Monday, August 3, 2020

Creating Work/Study Spaces at Home

These days, more people are working from home, at least some of the time, and many students are dividing their time between in-person and online classes. Three top designers share their advice on how to make work/study areas clean and functional without surrendering beauty and warmth, an example being this home office designed by Dayna Flory Rasschaert.

A work area at home can also be cozy, as Ann-Marie Anton’s design proves. Photo by Beth Singer

TO ANN-MARIE ANTON, PRINCIPAL OF GROSSE POINTE WOODS-BASED IT’S PERSONAL DESIGN, a study/work area can be both beautiful and functional. She describes the evolution of this comfortable work space, from conception to completion.

“Start by creating a list of objectives for your room, what your storage and work space needs are, set your budget, and then create your environment around it in the most way efficient way possible.

“In the home office above, our goal was to create a beautiful yet very functional space. To accomplish this, we created a custom U-shaped desk space that allows the homeowner more counter/work space. We also had a whole wall of custom storage and file cabinets built so they seamlessly flow in the room. We wanted the room, when not in use, to be very clean yet cozy because the room is right off the foyer and the user spends a lot of time there reading. In order to keep the room clear of clutter, we had the custom desk built with the computer on a lift, so when it is not in use it drops below the desktop. The same holds true for the television, which can be hidden in the custom cabinet.

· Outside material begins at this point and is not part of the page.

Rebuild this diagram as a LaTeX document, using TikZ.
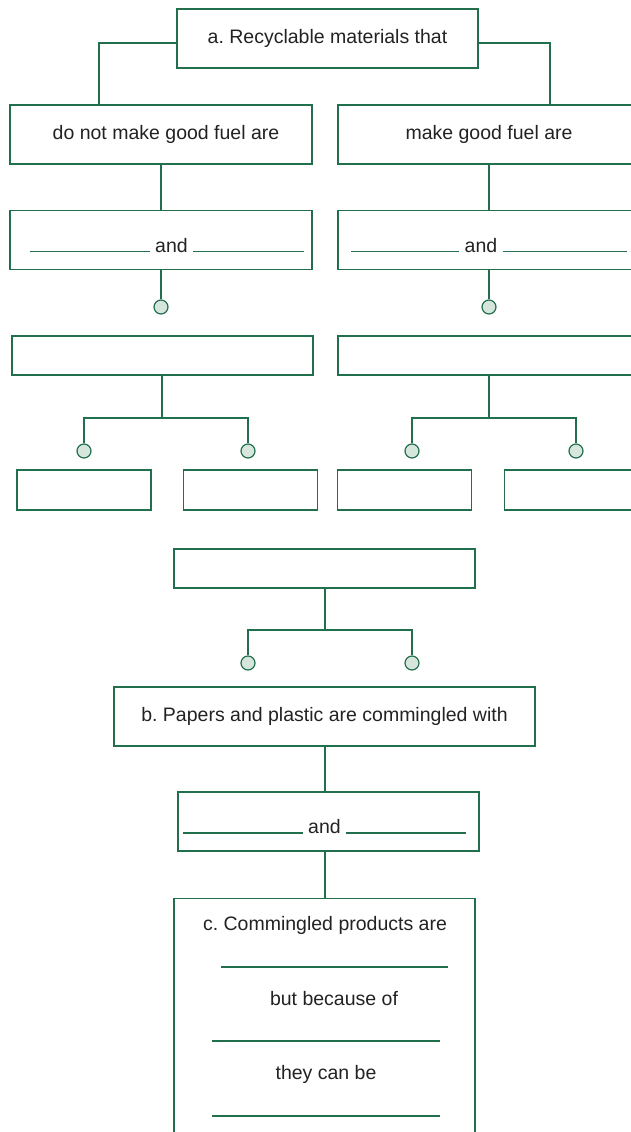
\documentclass[tikz,border=0pt]{standalone}
\usepackage{fontspec}
\setmainfont{Liberation Sans}
\frenchspacing
\definecolor{frame}{HTML}{226F4E}
\definecolor{dotfill}{HTML}{D6E6DD}
\definecolor{ink}{HTML}{222222}
% answer line to write on
\newcommand{\blank}[1]{\textcolor{frame}{\rule{#1pt}{1.2pt}}}

\begin{document}
\begin{tikzpicture}[
    x=1pt, y=-1pt, % one unit = one point, y grows downwards
    font=\fontsize{19.5}{23}\selectfont,
    box/.style={draw=frame, line width=1.2pt, text=ink, inner sep=0pt,
        minimum width=302pt, minimum height=59pt}, % framed box
    fillin/.style={box, text height=24pt, text depth=0pt}, % box with blanks
    small/.style={box, minimum width=134pt, minimum height=40pt},
    dot/.style={circle, draw=frame, fill=dotfill, line width=1.2pt,
        inner sep=0pt, minimum size=14pt}, % knob
    link/.style={draw=frame, line width=1.2pt} % connecting line
]
    \useasboundingbox (0,0) rectangle (631,1132);
    \clip (0,0) rectangle (631,1132);

    % --- a. top level ---
    \node[box, minimum width=301pt] (a) at (327.5,38.5) {a. Recyclable materials that};
    \node[box] (nogood) at (161,134.5) {\hspace*{10pt}do not make good fuel are};
    \node[box] (good) at (489,134.5) {make good fuel are};
    \draw[link] ([yshift=-4.5pt]a.west) -| ([xshift=-62pt]nogood.north);
    \draw[link] ([yshift=-4.5pt]a.east) -| ([xshift=61pt]good.north);

    % --- fill-in boxes ---
    \node[fillin] (andL) at (161,240) {\hspace*{12pt}\blank{120} and \blank{111}};
    \node[fillin] (andR) at (489,240) {\blank{108} and \blank{124}};
    \draw[link] (nogood) -- (andL);
    \draw[link] (good) -- (andR);

    \node[dot] (dL) at (161,307) {};
    \node[dot] (dR) at (489,307) {};
    \draw[link] (andL) -- (dL);
    \draw[link] (andR) -- (dR);

    % --- empty boxes and their branches ---
    \node[box, minimum width=301pt, minimum height=39pt] (sortL) at (162.5,355.5) {};
    \node[box, minimum height=39pt] (sortR) at (489,355.5) {};
    \coordinate (jL) at (162,418);
    \coordinate (jR) at (489,418);

    \node[dot] (dL1) at (84,451) {};
    \node[dot] (dL2) at (248,451) {};
    \node[dot] (dR1) at (412,451) {};
    \node[dot] (dR2) at (576,451) {};
    \draw[link] (sortL.south -| jL) -- (jL);
    \draw[link] (dL1) |- (jL) -| (dL2);
    \draw[link] (sortR) -- (jR);
    \draw[link] (dR1) |- (jR) -| (dR2);

    \node[small] (bL1) at (84,490) {};
    \node[small] (bL2) at (250.5,490) {};
    \node[small] (bR1) at (404.5,490) {};
    \node[small] (bR2) at (571.5,490) {};

    % --- b. middle part ---
    \node[box, minimum width=301pt, minimum height=39pt] (mid) at (324.5,568.5) {};
    \coordinate (jM) at (325,630);
    \node[dot] (dM1) at (248,663) {};
    \node[dot] (dM2) at (412,663) {};
    \draw[link] (mid.south -| jM) -- (jM);
    \draw[link] (dM1) |- (jM) -| (dM2);

    \node[box, minimum width=421pt] (b) at (324.5,716.5) {b. Papers and plastic are commingled with};
    \node[fillin, minimum width=301pt] (andM) at (328.5,821.5) {\blank{120} and \blank{120}\hspace*{8pt}};
    \draw[link] (b.south -| jM) -- (andM.north -| jM);

    % --- c. bottom box, runs off the page ---
    \node[box, minimum width=301pt, minimum height=260pt, anchor=north] (c) at (324.5,898) {};
    \draw[link] (andM.south -| jM) -- (c.north -| jM);

    \node[text=ink, anchor=base] (c1) at (325,930) {c. Commingled products are};
    \node[inner sep=0pt] (r1) at (334.5,967) {\blank{227}};
    \node[text=ink, anchor=base] (c2) at (334,1005) {but because of};
    \node[inner sep=0pt] (r2) at (326,1041) {\blank{228}};
    \node[text=ink, anchor=base] (c3) at (326,1079) {they can be};
    \node[inner sep=0pt] (r3) at (326,1116) {\blank{228}};

\end{tikzpicture}
\end{document}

“Although we had a relatively low ceiling height, we wanted to add warmth and interest, so we installed molding with up-lighting that ties into the wall paneling.

“Our overall goal was to create a cohesive, beautiful space that flowed into the rest of the house but still functioned efficiently.”

Sophisticated but minimalist design allows Annie Kordas to be productive at home. Photo by Mark Reinholz Photography

THE ABOVE PHOTO IS THE HOME OFFICE OF ANNIE KORDAS, PRINCIPAL OF GROSSE POINTE-BASED ANNIE KORDAS INTERIORS. She explains her approach regarding how she made the space sophisticated but functional.

“My home office was designed with beauty and sophistication in mind. I added moldings and painted the walls a soothing off-white color (Benjamin Moore Swiss Coffee). My color palette is light and neutral with heavy use of whites, creams, tans, and browns. To showcase the beautiful Visual Comfort light fixture, the ceiling was done in an unconventional dark green color (Benjamin Moore Regent Green).

“The space is moderately furnished with a spacious desk by Bernhardt, a decorative file cabinet, two small accent chairs, and an asymmetrical bookcase featuring items ranging from vintage cameras to antique radios. Mixed metals punctuate the modern vibe.

“The walls are painted light to allow for an energizing effect. Darker walls may have made the space feel too cozy, hindering productivity. In addition to the more decorative ceiling light, I added two Jonathan Adler lamps that produce a nice amount of light and illuminate the commissioned paintings of Louis XVI and Marie Antoinette by artist Mandy Racine.

“This second-floor bedroom converted to an office has white chameleon-like drapes to complement the energizing off- white walls. The closet houses the wireless printer, office supplies, and bins to accommodate fabric and wallpaper memos."

The clean, uncluttered design aesthetic has maximum benefits for Annie. As she says: “Clean lines and minimalist décor allow for a soothing work experience every day.”

A partner’s desk is ideal for organizing and displaying, Dayna Flory Rasschaert says. Photo by Martin Vecchio

DAYNA FLORY RASSCHAERT, PRINCIPAL OF BLOOMFIELD HILLS-BASED DAYNA FLORY INTERIORS, has specific ideas of what constitutes a well-functioning work/study space. To her, organization is everything, but she also suggests adding accessories to add warmth and interest to the area.

“An oversized desk is best,” she explains. "I prefer a dining table or partner’s desk (as shown in the above photo) if space allows. Having a large horizontal space is perfect for organizing paperwork. Because I work in the creative field, it also helps to lay out the visual aspects of my work: textiles, tear sheets of furniture, wallpaper, etc.

“For me, keeping the color palette neutral in black and white tones, as well as ivory and taupe, helps reduce visual clutter. Interior designers’ spaces are full of fabrics and paperwork, so try to stick to the less is more principle.

“I like keeping everything in white grass cloth boxes. I also love a label maker. Each box holds office supplies. The labels look tidy and help locate items quickly.

“Make sure to accessorize your home office just as you would any other room in your house. Use a great accent rug, wallpaper it, incorporate art, and don’t forget to take a few of your bookcase shelves and accessorize them with pretty things, not just office supplies. I think adding special design touches to your home office makes all the difference.

“I always like layering light – can lights paired with incandescent ceiling lights and, of course, great lamps. This way you can adjust the light with the time of day and type of work to set the perfect mood.”

Dayna in her work/study space at home with children Piper, 2, and Oliver, 6.